Welcome Home
A missionary who was imprisoned for 15 months after trying to aid North Korean refugees in China has returned home to a greeting of balloons and flowers from delighted relatives and friends.
Wearing a baseball hat and dark sunglasses Monday night on his arrival at Seattle-Tacoma International Airport, the Rev. Phillip Jun Buck, 68, said returning home was like being in a “dream state.”
A son, Jamin Yoon, 35, holding flowers as his father was swarmed by reporters, said his father’s attire was chosen to shield his appearance in case the longtime evangelist decided to try to go back to China for more missionary work.
I had heard that he would be freed, decided not to write anything until I heard something more definite. Grant Montgomery has the story.
Update: Pastor Buck describes his captivity:
He was deprived of sleep and interrogated while exhausted, and ate a very limited diet for 15 months and still the Rev.

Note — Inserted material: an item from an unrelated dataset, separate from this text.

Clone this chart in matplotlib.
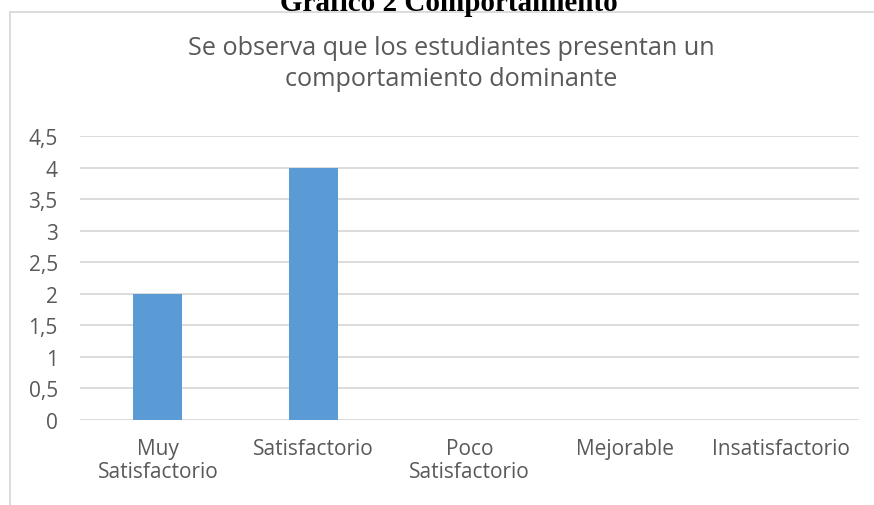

Philip Jun Buck said after being released by Chinese authorities that his experience was nothing compared with what happens to many North Korean refugees.
“It’s very important for us to help North Korean refugees, to save them,” Buck said at a news conference in Korean, which was translated by his daughter, Grace Yoon of Lynnwood. Buck, 68, who preaches at Bethany Church in Edmonds, spoke Sunday about his experience in China.
[….]
Buck said North Koreans caught in China have a much different story to tell. Most are tortured and many are executed when they are returned to North Korea.